@Arjuna,
Arjuna;138581 wrote:More on that? I think that intellectual arrogance is part of learning. A person who starts out thinking they're stupid is apt to become an under-achiever. An arrogant moron will soak up whatever is available because he doesn't realize he's not supposed to be able to do that. He becomes an over-achiever, maybe. Arrogance is like a sail on a boat. Does that go with what Foucault said?
A little knowledge is a dangerous thing?
There are several different Foucaults - he reinvented himself several times and tried to keep his philosophy and himself ambiguous and undefined perhaps in an attempt to escape the grip of Power/Knowledge. But Foucault is consistent in that he doesn't really offer any hope for resistance to Power/Knowledge unless that hope lies in what he does not say. Unfortunately, he said a lot and it is very dry, boring reading.
At first, Foucault's doctrine of social construction seems to be a useful tool for founding resistance; however, social construction can be applied to everything including more desirable constructs like the individual, love, and hope.

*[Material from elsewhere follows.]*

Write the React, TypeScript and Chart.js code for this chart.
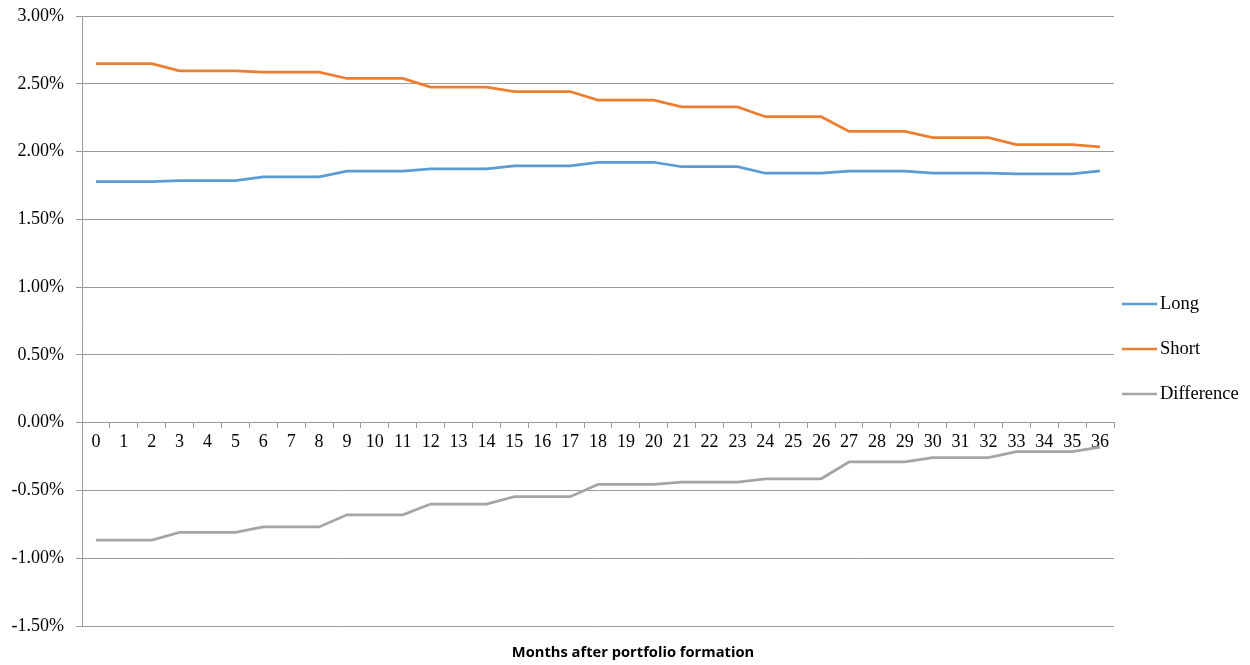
import React, { useEffect, useRef } from "react";
import { Chart, registerables } from "chart.js";

Chart.register(...registerables);

// Months after portfolio formation
const months = [
  "0", "1", "2", "3", "4", "5", "6", "7", "8", "9", "10", "11", "12",
  "13", "14", "15", "16", "17", "18", "19", "20", "21", "22", "23", "24",
  "25", "26", "27", "28", "29", "30", "31", "32", "33", "34", "35", "36",
];

// Average monthly returns, in percent
const longReturns = [
  1.779, 1.779, 1.779, 1.785, 1.785, 1.785, 1.814, 1.814, 1.814, 1.855, 1.855, 1.855,
  1.873, 1.873, 1.873, 1.895, 1.895, 1.895, 1.921, 1.921, 1.921, 1.888, 1.888, 1.888,
  1.840, 1.840, 1.840, 1.855, 1.855, 1.855, 1.840, 1.840, 1.840, 1.836, 1.836, 1.836,
  1.858,
];

const shortReturns = [
  2.649, 2.649, 2.649, 2.596, 2.596, 2.596, 2.586, 2.586, 2.586, 2.539, 2.539, 2.539,
  2.476, 2.476, 2.476, 2.443, 2.443, 2.443, 2.380, 2.380, 2.380, 2.329, 2.329, 2.329,
  2.257, 2.257, 2.257, 2.149, 2.149, 2.149, 2.103, 2.103, 2.103, 2.051, 2.051, 2.051,
  2.035,
];

const differenceReturns = [
  -0.866, -0.866, -0.866, -0.809, -0.809, -0.809, -0.769, -0.769, -0.769, -0.680, -0.680, -0.680,
  -0.600, -0.600, -0.600, -0.546, -0.546, -0.546, -0.456, -0.456, -0.456, -0.438, -0.438, -0.438,
  -0.414, -0.414, -0.414, -0.290, -0.290, -0.290, -0.258, -0.258, -0.258, -0.213, -0.213, -0.213,
  -0.180,
];

const seriesNames = ["Long", "Short", "Difference"];
const seriesColors = ["#5B9BD5", "#ED7D31", "#A5A5A5"];

const yMin = -1.5;
const yMax = 3.0;
const yStep = 0.5;

const axisTitle = "Months after portfolio formation";

const serif = '"Liberation Serif", "Times New Roman", serif';
const gridColor = "#9a9a9a";

// Legend on the right and the x-axis title centred under the chart
const overlayPlugin = {
  id: "overlay",
  afterDraw(chart: any) {
    const { ctx, chartArea } = chart;
    ctx.save();
    const lineX0 = chartArea.right + 8;
    const lineX1 = chartArea.right + 43;
    const firstY = chartArea.top + 288;
    const gap = 45;
    chart.data.datasets.forEach((ds: any, i: number) => {
      const y = firstY + i * gap;
      ctx.strokeStyle = ds.borderColor;
      ctx.lineWidth = 2.5;
      ctx.beginPath();
      ctx.moveTo(lineX0, y);
      ctx.lineTo(lineX1, y);
      ctx.stroke();
      ctx.fillStyle = "#000";
      ctx.font = `18.5px ${serif}`;
      ctx.textAlign = "left";
      ctx.textBaseline = "middle";
      ctx.fillText(ds.label, lineX1 + 3, y);
    });
    ctx.font = 'bold 14.7px "Open Sans", "Liberation Sans", sans-serif';
    ctx.textAlign = "center";
    ctx.textBaseline = "middle";
    ctx.fillStyle = "#000";
    ctx.fillText(axisTitle, 633, chart.height - 12);
    ctx.restore();
  },
};

export default function App() {
  const canvasRef = useRef<HTMLCanvasElement | null>(null);

  useEffect(() => {
    if (!canvasRef.current) return;
    const seriesData = [longReturns, shortReturns, differenceReturns];
    const chart = new Chart(canvasRef.current, {
      type: "line",
      data: {
        labels: months,
        datasets: seriesNames.map((name, i) => ({
          label: name,
          data: seriesData[i],
          borderColor: seriesColors[i],
          backgroundColor: seriesColors[i],
          borderWidth: 2.75,
          pointRadius: 0,
          pointHoverRadius: 0,
          tension: 0,
          fill: false,
        })),
      },
      options: {
        animation: false,
        responsive: false,
        maintainAspectRatio: false,
        layout: { padding: { left: 0, top: 16, right: 136, bottom: 39 } },
        plugins: {
          legend: { display: false },
          title: { display: false },
          tooltip: { enabled: false },
        },
        scales: {
          x: {
            type: "category",
            position: { y: 0 },
            offset: true,
            grid: {
              display: true,
              drawOnChartArea: false,
              drawTicks: true,
              tickLength: 5,
              offset: true,
              color: gridColor,
            },
            border: { display: true, color: gridColor, width: 1 },
            ticks: {
              color: "#000",
              font: { family: serif, size: 18 },
              padding: 4,
              maxRotation: 0,
              minRotation: 0,
              autoSkip: false,
            },
          },
          y: {
            min: yMin,
            max: yMax,
            grid: {
              color: gridColor,
              drawTicks: true,
              tickLength: 6,
            },
            border: { display: true, color: gridColor, width: 1 },
            ticks: {
              stepSize: yStep,
              color: "#000",
              font: { family: serif, size: 18 },
              padding: 12,
              callback: (v: any) => `${Number(v).toFixed(2)}%`,
            },
            afterFit: (scale: any) => {
              scale.width = 82;
              scale.paddingTop = 0;
              scale.paddingBottom = 0;
            },
          },
        },
      },
      plugins: [overlayPlugin],
    });
    return () => chart.destroy();
  }, []);

  return (
    <div style={{ position: "fixed", left: 0, top: 0, width: 1250, height: 665, background: "#fff" }}>
      <canvas ref={canvasRef} width={1250} height={665} style={{ display: "block" }} />
    </div>
  );
}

We consider ourselves individuals only because Power/Knowledge makes us consider ourselves to be individuals. We love because Power/knowledge makes us love. We only hope for that which Power/knowledge makes us hope for. We resist only because Power/knowledge makes us resist. And what Power/Knowledge giveth it can also taketh away.
I think the movie Network says something about Power/Knowledge. TV being the tool not so much of the corptocracy as it is a tool for Power/Knowledge. Howard Beale wakes up, or tries to wake up, and tries to wake up everyone else, he tries to start a resistance but then he sees "the face of god" and is crushed by [Power/Knowledge]. Beale realizes that resistance is futile and it was resistance itself that brought him to the thrown of power/knowledge. So Beale's speech at the end of the film incorporates his new understanding "It's the individual that's finished." Since the concept of the individual is socially constructed, it too can be destroyed. Power/Knowledge no longer has any use for the individual. Power/Knowledge created the individual in the first place. In the end Power/Knowledge incorporated Beale's resistance into more Power/Knowledge.
I get the same depressing feeling from Foucault's (more or less) final conclusions as I get from Beale's final speech.
I've been indulging in a fair amount of unavoidable anthropomorphosism here but power/knowledge is really an impersonal, inhuman, mindless, centerless force or at least that's what power/knowledge is making me describe it here.
That said, an image comes to mind of Foucault's Power/Knowledge manifesting on this plane as some horrible Lovecraftian god, older than time, covered with a billions of tentacles and billion of eyes. Each tentacle has a puppet string attached to it and there is a human being flopping around at the end of each of these puppet strings.
But there are more than a few philosophers who disagree with Foucault's final conclusions but I am even less prepared to speak on them than I am to speak on Foucault. There may be hope in Habermas but don't have enough power/knowledge to say anything coherent about him at the moment.